**WHAT IS ASKED**
Keep the images out and copy every entry below exactly.

**ENTRIES SUPPLIED**
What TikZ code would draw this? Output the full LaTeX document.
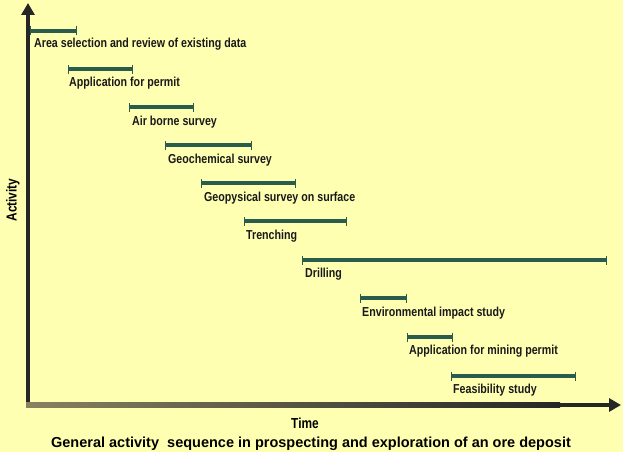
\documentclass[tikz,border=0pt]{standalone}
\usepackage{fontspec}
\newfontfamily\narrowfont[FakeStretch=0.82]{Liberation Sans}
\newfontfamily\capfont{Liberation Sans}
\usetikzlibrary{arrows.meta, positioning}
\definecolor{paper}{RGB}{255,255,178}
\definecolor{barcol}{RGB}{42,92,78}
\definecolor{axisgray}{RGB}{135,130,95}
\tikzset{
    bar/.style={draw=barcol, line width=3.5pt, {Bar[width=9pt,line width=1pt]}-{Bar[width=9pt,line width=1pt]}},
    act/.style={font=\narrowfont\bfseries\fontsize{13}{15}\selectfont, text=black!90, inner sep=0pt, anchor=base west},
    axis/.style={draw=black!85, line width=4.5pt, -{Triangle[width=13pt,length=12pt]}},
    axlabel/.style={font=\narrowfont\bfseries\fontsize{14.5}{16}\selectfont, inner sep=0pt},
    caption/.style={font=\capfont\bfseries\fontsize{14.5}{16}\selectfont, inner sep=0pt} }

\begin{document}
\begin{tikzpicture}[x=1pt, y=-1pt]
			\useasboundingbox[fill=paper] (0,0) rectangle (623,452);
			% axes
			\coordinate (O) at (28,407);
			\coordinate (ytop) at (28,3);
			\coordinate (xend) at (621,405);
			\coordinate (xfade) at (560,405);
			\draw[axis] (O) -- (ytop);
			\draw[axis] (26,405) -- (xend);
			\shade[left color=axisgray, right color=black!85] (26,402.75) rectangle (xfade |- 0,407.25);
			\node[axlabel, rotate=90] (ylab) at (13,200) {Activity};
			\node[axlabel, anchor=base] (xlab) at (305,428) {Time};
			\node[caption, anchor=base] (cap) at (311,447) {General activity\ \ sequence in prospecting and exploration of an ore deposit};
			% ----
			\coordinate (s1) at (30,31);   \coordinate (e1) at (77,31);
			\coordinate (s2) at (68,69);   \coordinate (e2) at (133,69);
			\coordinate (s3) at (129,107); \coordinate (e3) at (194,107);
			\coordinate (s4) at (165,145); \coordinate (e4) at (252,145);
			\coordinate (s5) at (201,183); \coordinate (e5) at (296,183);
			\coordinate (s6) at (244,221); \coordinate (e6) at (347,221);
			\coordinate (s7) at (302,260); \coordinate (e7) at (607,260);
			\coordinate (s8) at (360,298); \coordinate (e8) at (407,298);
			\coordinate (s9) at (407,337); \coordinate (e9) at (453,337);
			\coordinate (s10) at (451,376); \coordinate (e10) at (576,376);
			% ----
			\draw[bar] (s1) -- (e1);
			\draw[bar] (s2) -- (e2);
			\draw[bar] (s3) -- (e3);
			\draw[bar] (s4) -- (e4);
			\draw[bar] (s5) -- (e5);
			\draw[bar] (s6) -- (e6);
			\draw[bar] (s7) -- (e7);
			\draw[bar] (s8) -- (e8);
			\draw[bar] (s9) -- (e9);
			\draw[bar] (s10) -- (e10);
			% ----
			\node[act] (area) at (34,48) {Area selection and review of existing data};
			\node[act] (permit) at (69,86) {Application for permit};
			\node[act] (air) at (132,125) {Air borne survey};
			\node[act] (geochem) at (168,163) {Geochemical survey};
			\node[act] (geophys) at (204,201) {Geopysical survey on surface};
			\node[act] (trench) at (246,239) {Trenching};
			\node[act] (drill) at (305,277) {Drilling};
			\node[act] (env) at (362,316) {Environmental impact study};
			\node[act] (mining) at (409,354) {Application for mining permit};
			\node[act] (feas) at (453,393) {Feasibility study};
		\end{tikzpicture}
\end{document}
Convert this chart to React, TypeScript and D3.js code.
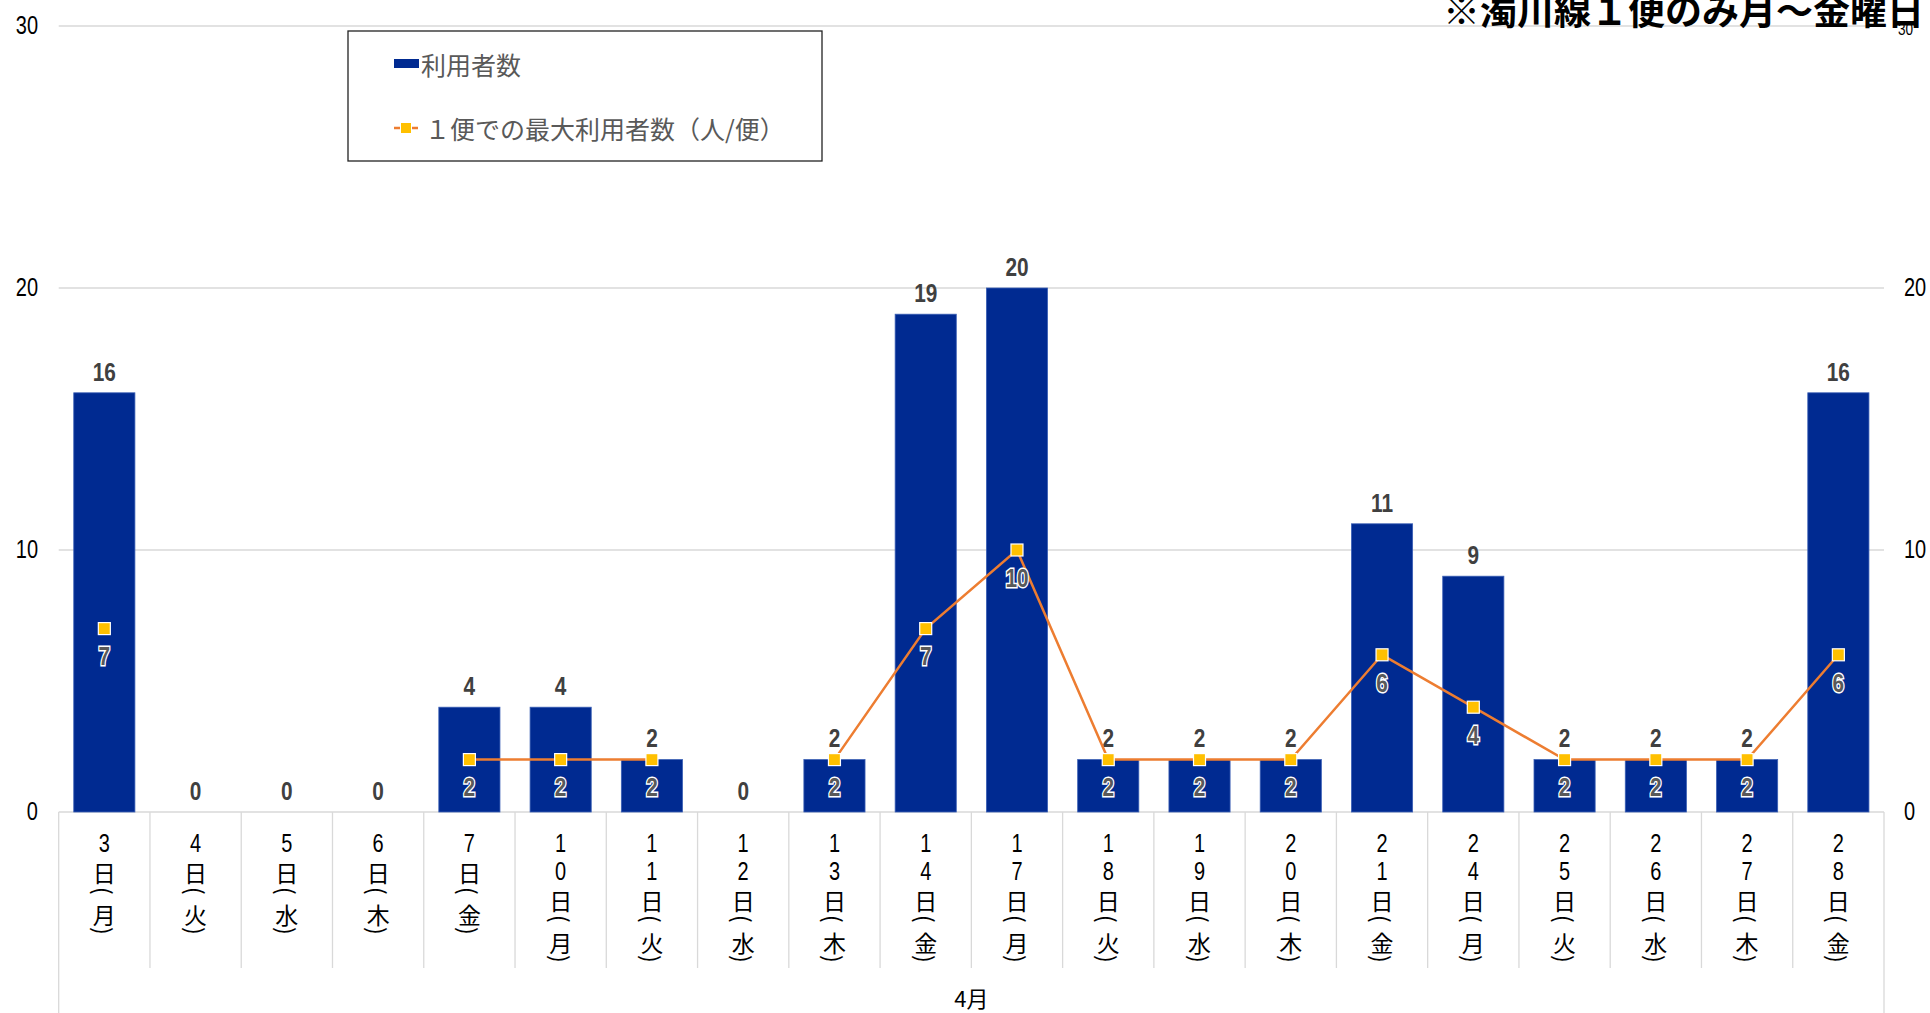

**RESULT OF THIS EXERCISE**
What TikZ code would draw this? Output the full LaTeX document.
\documentclass[tikz,border=0pt]{standalone}
\usepackage{fontspec}
\newfontfamily\narrowfont[FakeStretch=0.82]{Liberation Sans}
\newfontfamily\capfont{Liberation Sans}
\usetikzlibrary{arrows.meta, positioning}
\definecolor{paper}{RGB}{255,255,178}
\definecolor{barcol}{RGB}{42,92,78}
\definecolor{axisgray}{RGB}{135,130,95}
\tikzset{
    bar/.style={draw=barcol, line width=3.5pt, {Bar[width=9pt,line width=1pt]}-{Bar[width=9pt,line width=1pt]}},
    act/.style={font=\narrowfont\bfseries\fontsize{13}{15}\selectfont, text=black!90, inner sep=0pt, anchor=base west},
    axis/.style={draw=black!85, line width=4.5pt, -{Triangle[width=13pt,length=12pt]}},
    axlabel/.style={font=\narrowfont\bfseries\fontsize{14.5}{16}\selectfont, inner sep=0pt},
    caption/.style={font=\capfont\bfseries\fontsize{14.5}{16}\selectfont, inner sep=0pt} }

\begin{document}
\begin{tikzpicture}[x=1pt, y=-1pt]
			\useasboundingbox[fill=paper] (0,0) rectangle (623,452);
			% axes
			\coordinate (O) at (28,407);
			\coordinate (ytop) at (28,3);
			\coordinate (xend) at (621,405);
			\coordinate (xfade) at (560,405);
			\draw[axis] (O) -- (ytop);
			\draw[axis] (26,405) -- (xend);
			\shade[left color=axisgray, right color=black!85] (26,402.75) rectangle (xfade |- 0,407.25);
			\node[axlabel, rotate=90] (ylab) at (13,200) {Activity};
			\node[axlabel, anchor=base] (xlab) at (305,428) {Time};
			\node[caption, anchor=base] (cap) at (311,447) {General activity\ \ sequence in prospecting and exploration of an ore deposit};
			% ----
			\coordinate (s1) at (30,31);   \coordinate (e1) at (77,31);
			\coordinate (s2) at (68,69);   \coordinate (e2) at (133,69);
			\coordinate (s3) at (129,107); \coordinate (e3) at (194,107);
			\coordinate (s4) at (165,145); \coordinate (e4) at (252,145);
			\coordinate (s5) at (201,183); \coordinate (e5) at (296,183);
			\coordinate (s6) at (244,221); \coordinate (e6) at (347,221);
			\coordinate (s7) at (302,260); \coordinate (e7) at (607,260);
			\coordinate (s8) at (360,298); \coordinate (e8) at (407,298);
			\coordinate (s9) at (407,337); \coordinate (e9) at (453,337);
			\coordinate (s10) at (451,376); \coordinate (e10) at (576,376);
			% ----
			\draw[bar] (s1) -- (e1);
			\draw[bar] (s2) -- (e2);
			\draw[bar] (s3) -- (e3);
			\draw[bar] (s4) -- (e4);
			\draw[bar] (s5) -- (e5);
			\draw[bar] (s6) -- (e6);
			\draw[bar] (s7) -- (e7);
			\draw[bar] (s8) -- (e8);
			\draw[bar] (s9) -- (e9);
			\draw[bar] (s10) -- (e10);
			% ----
			\node[act] (area) at (34,48) {Area selection and review of existing data};
			\node[act] (permit) at (69,86) {Application for permit};
			\node[act] (air) at (132,125) {Air borne survey};
			\node[act] (geochem) at (168,163) {Geochemical survey};
			\node[act] (geophys) at (204,201) {Geopysical survey on surface};
			\node[act] (trench) at (246,239) {Trenching};
			\node[act] (drill) at (305,277) {Drilling};
			\node[act] (env) at (362,316) {Environmental impact study};
			\node[act] (mining) at (409,354) {Application for mining permit};
			\node[act] (feas) at (453,393) {Feasibility study};
		\end{tikzpicture}
\end{document}
Convert this chart to React, TypeScript and D3.js code.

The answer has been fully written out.